CKLT-DT is part of the CTV Atlantic regional system in The Maritimes. Although separately licensed, the station (along with its two rebroadcasters) is considered a full-time satellite of CKCW-DT in Moncton. Master control and most internal operations are based at CKCW's studios on Halifax and George Streets in Moncton.
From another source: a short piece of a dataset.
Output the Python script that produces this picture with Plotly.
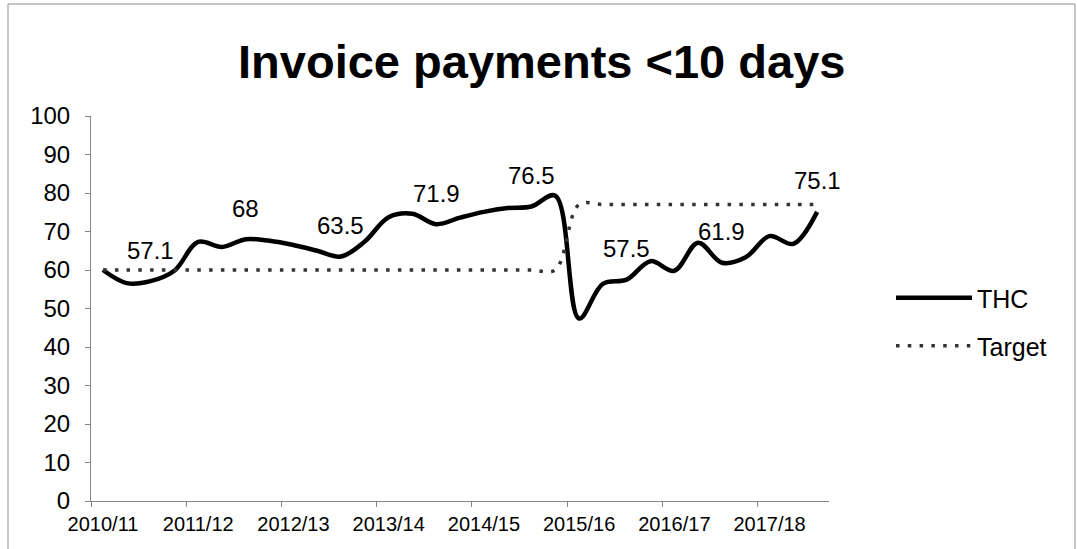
import plotly.graph_objects as go

# quarterly series, 2010/11 Q1 .. 2017/18 Q3
year_labels = ["2010/11", "2011/12", "2012/13", "2013/14",
               "2014/15", "2015/16", "2016/17", "2017/18"]
thc = [60.0, 56.6, 57.1, 59.8,
       67.3, 66.0, 68.0, 67.6,
       66.5, 65.0, 63.5, 67.4,
       73.7, 74.6, 71.9, 73.6,
       75.1, 76.1, 76.5, 79.3,
       47.4, 56.4, 57.5, 62.3,
       59.8, 67.1, 61.9, 63.3,
       68.8, 66.8, 75.1]
target = [60, 60, 60, 60, 60, 60, 60, 60, 60, 60,
          60, 60, 60, 60, 60, 60, 60, 60, 60, 60,
          77, 77, 77, 77, 77, 77, 77, 77, 77, 77, 77]
label_idx = [2, 6, 10, 14, 18, 22, 26, 30]

FONT = "Liberation Sans, Arial, sans-serif"
AXIS_GREY = "#868686"
W, H = 1077, 549
L, R, T, B = 91, 248, 116, 48

x = list(range(len(thc)))

fig = go.Figure()
fig.add_trace(go.Scatter(
    x=x, y=thc, name="THC", mode="lines",
    line=dict(color="#000000", width=4.5, shape="spline"),
    legend="legend", showlegend=True,
))
fig.add_trace(go.Scatter(
    x=x, y=target, name="Target", mode="lines",
    line=dict(color="#333333", width=3.5, shape="spline", dash="3.5px,8.3px"),
    legend="legend2", showlegend=True,
))

for i in label_idx:
    fig.add_annotation(
        x=i, y=thc[i], text=f"{thc[i]:g}", showarrow=False,
        yshift=31, font=dict(family=FONT, size=24, color="#000000"),
    )

# chart frame
pw, ph = W - L - R, H - T - B
fig.add_shape(
    type="rect", xref="paper", yref="paper",
    x0=(8 - L) / pw, x1=(1075 - L) / pw,
    y0=(H - B - 570) / ph, y1=(H - B - 4) / ph,
    line=dict(color="#8c8c8c", width=1), fillcolor="rgba(0,0,0,0)",
    layer="below",
)

legend_style = dict(
    xref="container", yref="container", xanchor="left", yanchor="middle",
    itemwidth=76, font=dict(family=FONT, size=25), bgcolor="rgba(0,0,0,0)",
)

fig.update_layout(
    width=W, height=H,
    margin=dict(l=L, r=R, t=T, b=B),
    paper_bgcolor="white", plot_bgcolor="white",
    font=dict(family=FONT, color="#000000"),
    showlegend=True,
    title=dict(
        text="Invoice payments &lt;10 days",
        font=dict(family=FONT, size=47, color="#000000", weight="bold"),
        x=0.503, xref="container", xanchor="center",
        y=1 - 62 / H, yref="container", yanchor="middle",
    ),
    legend=dict(x=891 / W, y=1 - 298 / H, **legend_style),
    legend2=dict(x=891 / W, y=1 - 346 / H, **legend_style),
)

fig.update_xaxes(
    range=[-0.5, len(thc) - 0.5],
    tickvals=[4 * k - 0.5 for k in range(len(year_labels))],
    ticktext=year_labels, ticklabelshift=12,
    ticks="outside", ticklen=5, tickcolor=AXIS_GREY,
    showline=True, linecolor=AXIS_GREY, linewidth=1,
    showgrid=False, zeroline=False,
    tickfont=dict(family=FONT, size=20, color="#000000"),
)
fig.update_yaxes(
    range=[0, 100], tickvals=list(range(0, 101, 10)),
    ticks="outside", ticklen=5, tickcolor=AXIS_GREY,
    showline=True, linecolor=AXIS_GREY, linewidth=1,
    showgrid=False, zeroline=False, ticklabelstandoff=10,
    tickfont=dict(family=FONT, size=24, color="#000000"),
)

fig.write_html(
    "out.html",
    config={"displayModeBar": False},
    post_script="document.body.style.margin='0px';",
)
Its programming is the same as that of CTV Atlantic flagship CJCH-DT in Halifax, Nova Scotia, with commercials provided from Moncton.

==History==
CKLT signed on for the first time on September 21, 1969, owned by Moncton Broadcasting along with CKCW-TV. As part of a complex realignment of television affiliations in the Maritimes, Saint John's original station, CHSJ-TV (now CBAT-DT) set up a translator in Moncton, enabling CKCW-TV to switch to CTV. CHUM Limited bought CKCW-TV and CKLT-TV in 1972 and merged them into the Atlantic Television System (ATV) later that year. Along with the rest of the ATV stations, it was sold to Baton Broadcasting on February 26, 1997 (with CRTC approval given on August 28, 1997), enabling Baton to take control of CTV.

==Technical information==
===Subchannel===

Subchannel of CKLT-DT
| Channel | Res. | Short name | Programming |
|---|---|---|---|
| 9.1 | 1080i | CKLT | CTV |

===Transmitters===

| Station | City of licence | Channel | ERP | HAAT | Transmitter coordinates |
|---|---|---|---|---|---|
| CKLT-TV-1 | Florenceville | 3 (VHF) | 35 kW | 194.8 m | 46°25′12″N 67°33′32″W﻿ / ﻿46.42000°N 67.55889°W |
| CKLT-TV-2 | Boiestown | 7 (VHF) | 0.009 kW | NA | 46°27′12″N 66°27′33″W﻿ / ﻿46.45333°N 66.45917°W |

On July 30, 2019, Bell Media was granted permission to close down CKLT-TV-2 as part of Broadcasting Decision CRTC 2019–268. This transmitter was shut down by December 3, 2021.